Cycle Training with Semi-Supervised Domain Adaptation: Bridging Accuracy and Efficiency for Real-Time Mobile Scene Detection
Huu-Phong Phan-Nguyen, Anh Dao, Tien-Huy Nguyen, Tuan Quang, Huu-Loc Tran, Tinh-Anh Nguyen-Nhu, Huy-Thach Pham, Quan Nguyen, Hoang M. Le, Quang-Vinh Dinh
TL;DR
This work tackles real-time mobile scene detection by blending Semi-Supervised Domain Adaptation (SSDA) with Cycle Training (CT) to transfer knowledge from a large teacher to a compact student.
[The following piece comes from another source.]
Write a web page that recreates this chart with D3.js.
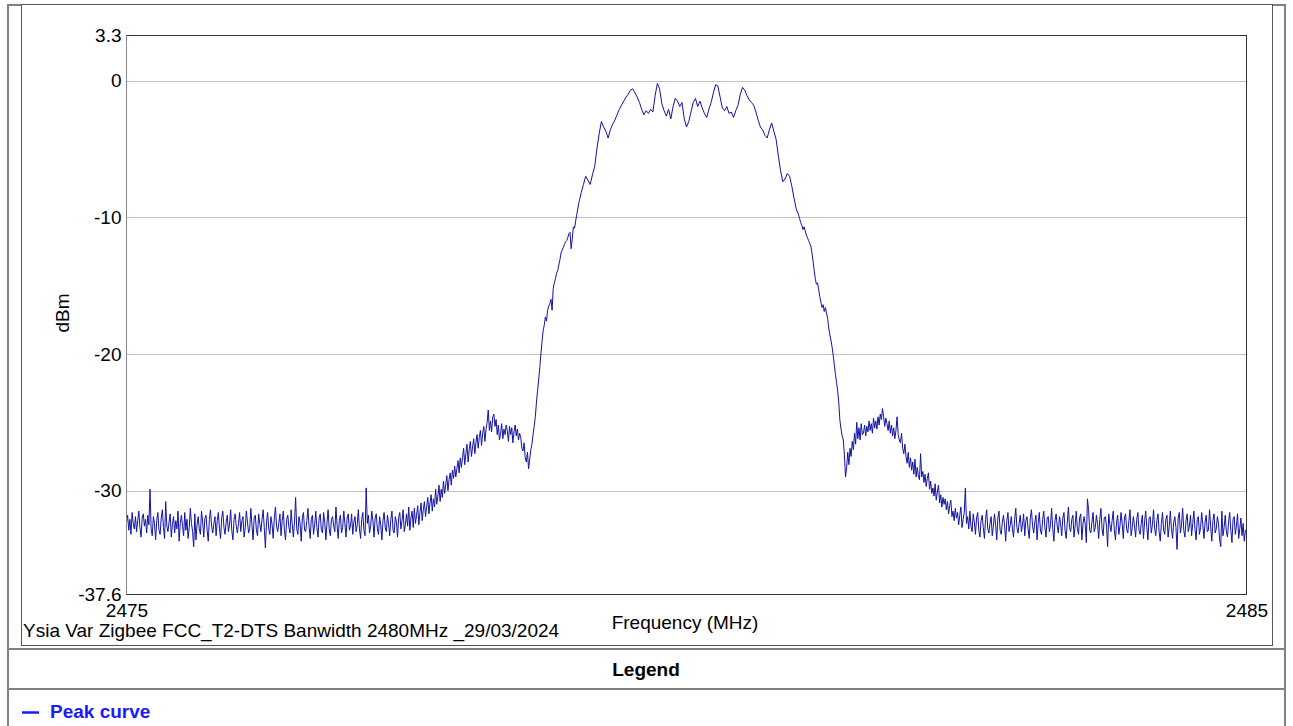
<!DOCTYPE html>
<html>
<head>
<meta charset="utf-8">
<script src="https://cdn.jsdelivr.net/npm/d3@7"></script>
<style>
  body { margin: 0; background: #fff; }
  svg { display: block; font-family: "Liberation Sans", Arial, sans-serif; }
</style>
</head>
<body>
<svg id="chart" width="1293" height="726"></svg>
<script>
// sweep limits (MHz) and level axis (dBm)
const freqStart = 2475;
const freqStop = 2485;
const levelMin = -37.6;
const levelMax = 3.3;
const yTicks = [3.3, 0, -10, -20, -30, -37.6];
const gridLevels = [0, -10, -20, -30];
const xTicks = [2475, 2485];

// peak curve, one array per MHz, points evenly spaced inside each MHz
const seg2475 = [
  -32.3,-31.8,-32.9,-32.1,-33.2,-31.6,-32.4,-32.8,-31.9,-33.0,
  -32.2,-31.5,-32.7,-33.4,-32.0,-31.7,-32.6,-32.1,-33.1,-31.8,
  -32.5,-29.9,-32.8,-33.3,-31.9,-32.4,-33.6,-32.2,-31.6,-32.9,
  -33.2,-32.0,-31.4,-32.7,-33.5,-30.8,-32.6,-33.0,-32.3,-31.7,
  -33.4,-32.5,-31.9,-33.1,-32.2,-32.8,-31.5,-33.7,-32.4,-31.8,
  -32.6,-33.3,-31.6,-32.9,-32.1,-33.5,-32.7,-31.3,-32.4,-33.0,
  -34.1,-31.7,-33.6,-32.5,-31.9,-32.8,-33.2,-31.5,-32.3,-33.4,
  -32.0,-31.8,-32.9,-33.7,-32.1,-31.4,-32.6,-33.1,-32.4,-31.9,
  -33.3,-32.2,-31.6,-32.8,-33.5,-32.0,-31.5,-32.7,-33.2,-32.3,
  -31.8,-33.0,-32.5,-31.4,-32.9,-33.6,-32.1,-31.7,-32.6,-33.1];
const seg2476 = [
  -32.4,-31.6,-33.0,-32.2,-31.9,-33.4,-32.7,-31.5,-32.3,-33.1,
  -32.8,-31.3,-32.5,-33.6,-32.0,-31.8,-32.9,-33.3,-31.7,-32.4,
  -33.0,-32.1,-31.4,-32.7,-34.2,-32.3,-31.6,-32.8,-33.2,-31.9,
  -32.5,-33.5,-32.0,-31.2,-32.6,-33.0,-32.4,-31.7,-33.3,-32.2,
  -31.5,-32.9,-33.6,-32.1,-31.8,-32.7,-33.1,-31.4,-32.5,-33.4,
  -32.3,-30.5,-32.8,-33.2,-31.9,-32.4,-33.7,-32.0,-31.6,-32.9,
  -33.0,-32.2,-31.3,-32.6,-33.5,-32.1,-31.8,-33.2,-32.5,-31.5,
  -32.7,-33.4,-32.0,-31.7,-32.9,-33.1,-31.6,-32.3,-33.6,-32.4,
  -31.4,-32.8,-33.3,-32.1,-31.9,-32.6,-33.0,-31.2,-32.5,-33.5,
  -32.2,-31.8,-33.1,-32.7,-31.5,-32.4,-33.4,-32.0,-31.7,-32.9];
const seg2477 = [
  -32.6,-31.7,-33.2,-32.3,-31.9,-33.0,-32.5,-31.4,-32.8,-33.5,
  -32.1,-31.6,-32.9,-33.3,-29.8,-32.4,-31.8,-33.1,-32.6,-31.5,
  -32.2,-33.4,-32.0,-31.7,-32.8,-33.2,-31.9,-32.5,-33.6,-32.2,
  -31.6,-32.7,-33.0,-31.8,-32.4,-33.3,-32.1,-31.5,-32.9,-33.1,
  -31.9,-32.3,-33.4,-32.0,-31.6,-32.8,-32.2,-31.4,-33.0,-32.5,
  -31.7,-32.6,-31.2,-32.9,-32.0,-31.5,-32.7,-31.3,-32.4,-31.8,
  -31.1,-32.5,-31.6,-30.9,-32.2,-31.4,-30.8,-31.9,-31.2,-30.5,
  -31.7,-30.9,-30.3,-31.5,-30.6,-31.2,-29.9,-31.0,-30.4,-29.6,
  -30.8,-29.9,-30.5,-29.3,-30.2,-29.6,-28.9,-30.0,-29.2,-28.7,
  -29.6,-28.5,-29.1,-28.2,-29.0,-28.4,-27.8,-28.7,-27.6,-28.3];
const seg2478 = [
  -27.6,-26.9,-28.1,-27.3,-26.6,-27.9,-27.0,-26.4,-27.5,-26.8,
  -26.2,-27.3,-26.5,-25.9,-26.9,-26.1,-25.6,-26.7,-25.8,-25.3,
  -26.4,-25.5,-25.0,-24.1,-25.6,-24.9,-25.7,-24.6,-24.4,-25.3,
  -24.8,-25.9,-25.2,-26.3,-25.8,-25.1,-26.2,-25.5,-25.9,-25.2,
  -25.6,-26.4,-25.3,-25.9,-25.4,-26.5,-25.7,-25.2,-26.0,-25.5,
  -26.3,-25.8,-26.1,-26.9,-27.1,-26.5,-27.6,-27.9,-27.2,-28.4,
  -27.7,-27.0,-26.6,-25.9,-25.3,-24.6,-23.6,-22.7,-21.9,-21.0,
  -20.0,-19.1,-18.3,-17.9,-17.3,-17.6,-16.8,-16.5,-16.3,-16.0,
  -16.8,-15.2,-14.8,-14.5,-14.1,-13.9,-13.5,-13.1,-12.6,-12.4,
  -12.2,-12.0,-11.8,-11.7,-11.5,-11.2,-11.1,-12.3,-11.6,-10.7];
const seg2479 = [
  -10.8,-9.8,-8.9,-8.2,-7.6,-7.0,-7.3,-7.6,-6.9,-6.3,
  -5.0,-3.9,-3.0,-3.4,-3.7,-4.2,-3.6,-3.2,-2.9,-2.5,
  -2.1,-1.8,-1.5,-1.2,-1.0,-0.7,-0.6,-0.9,-1.2,-1.6,
  -2.1,-2.5,-2.2,-2.4,-2.1,-2.3,-1.1,-0.2,-0.6,-1.7,
  -2.2,-2.6,-2.1,-2.8,-1.9,-1.3,-1.5,-1.9,-1.6,-2.8];
const seg2480 = [
  -3.4,-3.0,-2.3,-1.6,-1.3,-1.9,-1.5,-2.0,-2.4,-2.7,
  -2.1,-1.6,-0.9,-0.3,-0.4,-1.2,-2.0,-2.2,-1.9,-2.4,
  -2.3,-2.7,-2.2,-1.8,-1.0,-0.5,-0.7,-1.1,-1.4,-1.6,
  -1.8,-2.3,-2.9,-3.4,-3.6,-4.0,-4.2,-3.6,-3.1,-3.7,
  -4.3,-5.5,-6.6,-7.4,-7.2,-6.8,-7.0,-7.7,-8.6,-9.4];
const seg2481 = [
  -9.8,-10.1,-10.4,-10.6,-10.9,-10.7,-11.0,-11.3,-11.5,-11.7,
  -11.9,-12.1,-12.6,-13.2,-13.9,-14.5,-14.9,-14.8,-15.3,-15.8,
  -16.2,-16.6,-16.4,-16.9,-16.6,-17.0,-17.4,-18.1,-18.6,-19.0,
  -19.5,-20.1,-20.8,-21.5,-22.1,-22.7,-23.6,-24.9,-25.5,-26.0,
  -26.3,-27.4,-29.0,-28.3,-27.2,-28.1,-26.9,-27.5,-26.4,-27.0,
  -25.8,-26.6,-25.0,-26.2,-25.4,-26.3,-25.1,-25.9,-25.8,-25.2,
  -26.0,-25.3,-25.7,-24.9,-25.6,-25.1,-25.8,-24.7,-25.4,-24.9,
  -25.5,-24.6,-25.2,-24.4,-24.8,-24.0,-24.6,-25.3,-24.7,-25.1,
  -25.6,-24.9,-25.8,-25.2,-26.0,-25.4,-26.2,-25.6,-24.6,-25.9,
  -26.3,-26.5,-25.8,-26.9,-27.3,-26.6,-27.5,-28.0,-27.2,-28.3];
const seg2482 = [
  -27.6,-28.5,-27.9,-28.8,-27.7,-29.0,-28.3,-28.9,-29.2,-27.3,
  -29.0,-28.6,-29.4,-28.8,-29.7,-29.1,-28.7,-29.9,-29.3,-30.2,
  -29.8,-30.4,-29.5,-30.7,-30.1,-29.6,-30.9,-30.3,-31.2,-30.5,
  -31.0,-30.6,-31.4,-30.8,-31.7,-31.1,-30.7,-31.9,-31.5,-32.2,
  -31.3,-32.0,-31.6,-32.5,-31.8,-31.2,-32.7,-32.1,-31.6,-29.8,
  -32.4,-31.9,-32.8,-31.5,-32.6,-33.0,-31.7,-32.3,-33.2,-32.0,
  -31.6,-32.9,-33.4,-32.2,-31.8,-32.7,-33.5,-32.1,-31.4,-32.8,
  -33.1,-32.4,-31.9,-33.3,-32.6,-31.7,-32.5,-33.6,-32.0,-31.5,
  -32.9,-33.2,-32.3,-31.8,-32.6,-33.7,-32.2,-31.6,-33.0,-32.5,
  -31.9,-32.8,-33.4,-32.1,-31.3,-32.7,-33.1,-32.4,-31.8,-33.0];
const seg2483 = [
  -32.5,-31.7,-33.3,-32.2,-31.9,-32.8,-33.5,-32.0,-31.4,-32.6,
  -33.1,-32.3,-31.8,-33.6,-32.4,-31.6,-32.9,-33.2,-32.1,-31.5,
  -32.7,-33.4,-32.0,-31.9,-33.0,-32.5,-31.3,-32.8,-33.7,-32.2,
  -31.7,-32.6,-33.1,-31.9,-32.4,-33.3,-32.0,-31.6,-32.9,-33.5,
  -32.3,-31.2,-32.7,-33.0,-32.1,-31.8,-33.4,-32.6,-31.5,-32.8,
  -33.2,-32.0,-31.7,-33.6,-32.4,-31.9,-32.5,-33.8,-30.6,-31.4,
  -32.9,-33.1,-32.3,-31.6,-33.0,-32.7,-31.8,-32.4,-33.5,-32.1,
  -31.3,-32.8,-33.3,-32.0,-31.9,-32.6,-34.1,-31.7,-32.5,-33.0,
  -32.2,-31.5,-32.9,-33.6,-32.3,-31.8,-33.2,-32.6,-31.6,-32.4,
  -33.5,-32.0,-31.7,-32.8,-33.1,-32.2,-31.4,-33.3,-32.7,-31.9];
const seg2484 = [
  -32.6,-33.4,-32.1,-31.6,-32.9,-33.2,-32.4,-31.8,-33.5,-32.3,
  -31.5,-32.7,-33.6,-32.0,-31.9,-33.1,-32.5,-31.4,-32.8,-33.3,
  -32.2,-31.7,-33.0,-33.7,-32.4,-31.6,-32.9,-33.2,-32.1,-31.8,
  -33.4,-32.6,-31.5,-32.8,-33.5,-32.3,-31.9,-32.7,-34.3,-32.0,
  -31.6,-33.1,-32.5,-31.3,-32.9,-33.4,-32.2,-31.7,-33.0,-32.6,
  -31.8,-33.3,-32.4,-31.5,-32.8,-33.6,-32.1,-31.9,-33.2,-32.7,
  -31.6,-32.5,-33.5,-32.3,-31.8,-33.0,-32.9,-31.4,-32.6,-33.7,
  -32.2,-31.7,-33.1,-32.8,-31.9,-32.4,-33.6,-34.1,-31.5,-33.3,
  -32.7,-31.8,-33.0,-33.4,-32.3,-31.6,-32.9,-33.8,-32.1,-31.9,
  -33.2,-32.6,-31.7,-33.5,-32.8,-32.0,-33.3,-32.4,-33.7,-32.9];
const endLevel = -33.0;

const caption = "Ysia Var Zigbee FCC_T2-DTS Banwidth 2480MHz _29/03/2024";
const xTitle = "Frequency (MHz)";
const yTitle = "dBm";
const seriesName = "Peak curve";

const segments = [seg2475, seg2476, seg2477, seg2478, seg2479,
  seg2480, seg2481, seg2482, seg2483, seg2484];
const trace = [];
segments.forEach((seg, k) => {
  seg.forEach((v, i) => trace.push({ f: freqStart + k + i / seg.length, v: v }));
});
trace.push({ f: freqStop, v: endLevel });

const svg = d3.select("#chart");
const fs = 19;

// outer table frame + rows
const frame = svg.append("g").attr("fill", "none").attr("stroke", "#808080").attr("stroke-width", 2);
frame.append("rect").attr("x", 8).attr("y", 5).attr("width", 1277).attr("height", 730);
frame.append("line").attr("x1", 8).attr("x2", 1285).attr("y1", 649).attr("y2", 649);
frame.append("line").attr("x1", 8).attr("x2", 1285).attr("y1", 689).attr("y2", 689);

// chart panel
svg.append("rect")
  .attr("x", 21.5).attr("y", 4.5).attr("width", 1251).attr("height", 641)
  .attr("fill", "#fff").attr("stroke", "#555").attr("stroke-width", 1);

const x = d3.scaleLinear().domain([freqStart, freqStop]).range([126.5, 1246.5]);
const y = d3.scaleLinear().domain([levelMin, levelMax]).range([594.5, 35.5]);

// grid
svg.append("g")
  .selectAll("line")
  .data(gridLevels)
  .join("line")
  .attr("x1", x(freqStart)).attr("x2", x(freqStop))
  .attr("y1", d => Math.round(y(d)) + 0.5).attr("y2", d => Math.round(y(d)) + 0.5)
  .attr("stroke", "#c0c0c0").attr("stroke-width", 1);

// trace
const line = d3.line().x(d => x(d.f)).y(d => y(d.v));
svg.append("path")
  .datum(trace)
  .attr("d", line)
  .attr("fill", "none")
  .attr("stroke", "#1212a4")
  .attr("stroke-width", 1);

// plot border
svg.append("rect")
  .attr("x", 126.5).attr("y", 35.5).attr("width", 1120).attr("height", 559)
  .attr("fill", "none").attr("stroke", "#333").attr("stroke-width", 1);
svg.append("line")
  .attr("x1", 126.5).attr("x2", 126.5).attr("y1", 35.5).attr("y2", 594.5)
  .attr("stroke", "#888");

// axes
const yAxis = svg.append("g")
  .attr("transform", "translate(126.5,0)")
  .call(d3.axisLeft(y).tickValues(yTicks).tickSize(0).tickPadding(5).tickFormat(d => String(d)));
const xAxis = svg.append("g")
  .attr("transform", "translate(0,594.5)")
  .call(d3.axisBottom(x).tickValues(xTicks).tickSize(0).tickPadding(9).tickFormat(d => String(d)));
[yAxis, xAxis].forEach(a => {
  a.select(".domain").remove();
  a.selectAll("text").attr("font-size", fs).attr("fill", "#000")
    .attr("font-family", '"Liberation Sans", Arial, sans-serif');
});

// titles
svg.append("text")
  .attr("x", 685).attr("y", 629)
  .attr("text-anchor", "middle").attr("font-size", fs)
  .text(xTitle);
svg.append("text")
  .attr("transform", "translate(69,313) rotate(-90)")
  .attr("text-anchor", "middle").attr("font-size", fs)
  .text(yTitle);
svg.append("text")
  .attr("x", 23).attr("y", 637)
  .attr("font-size", fs)
  .text(caption);

// legend
svg.append("text")
  .attr("x", 646).attr("y", 676)
  .attr("text-anchor", "middle").attr("font-size", fs).attr("font-weight", "bold")
  .text("Legend");
svg.append("line")
  .attr("x1", 22).attr("x2", 39).attr("y1", 712.5).attr("y2", 712.5)
  .attr("stroke", "#1a1aff").attr("stroke-width", 2.5);
svg.append("text")
  .attr("x", 50).attr("y", 718)
  .attr("font-size", fs).attr("font-weight", "bold").attr("fill", "#1a1aff")
  .text(seriesName);
</script>
</body>
</html>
A ResNet-101x3 BiT-style teacher is first fine-tuned on labeled data and used to generate high-confidence pseudo labels for unlabeled data, expanding the training set with a confidence threshold $\tau$ via $s(x)=\max_c f(x)_c$ and $y_p=\arg\max_c f(x)_c$. The augmented data then trains a lightweight MobileNetV2 student through a three-stage CT schedule—Exploitation, Exploration, and Stabilization—to preserve representations while maximizing task adaptation. On CamSSD, the approach delivers a Top-1 accuracy of $94.00\%$ and Top-3 of $99.17\%$, with an on-device CPU inference time of $1.61$ ms, demonstrating a practical balance between accuracy and efficiency for on-edge deployment.
Abstract
Nowadays, smartphones are ubiquitous, and almost everyone owns one. At the same time, the rapid development of AI has spurred extensive research on applying deep learning techniques to image classification. However, due to the limited resources available on mobile devices, significant challenges remain in balancing accuracy with computational efficiency. In this paper, we propose a novel training framework called Cycle Training, which adopts a three-stage training process that alternates between exploration and stabilization phases to optimize model performance. Additionally, we incorporate Semi-Supervised Domain Adaptation (SSDA) to leverage the power of large models and unlabeled data, thereby effectively expanding the training dataset. Comprehensive experiments on the CamSSD dataset for mobile scene detection demonstrate that our framework not only significantly improves classification accuracy but also ensures real-time inference efficiency. Specifically, our method achieves a 94.00% in Top-1 accuracy and a 99.17% in Top-3 accuracy and runs inference in just 1.61ms using CPU, demonstrating its suitability for real-world mobile deployment.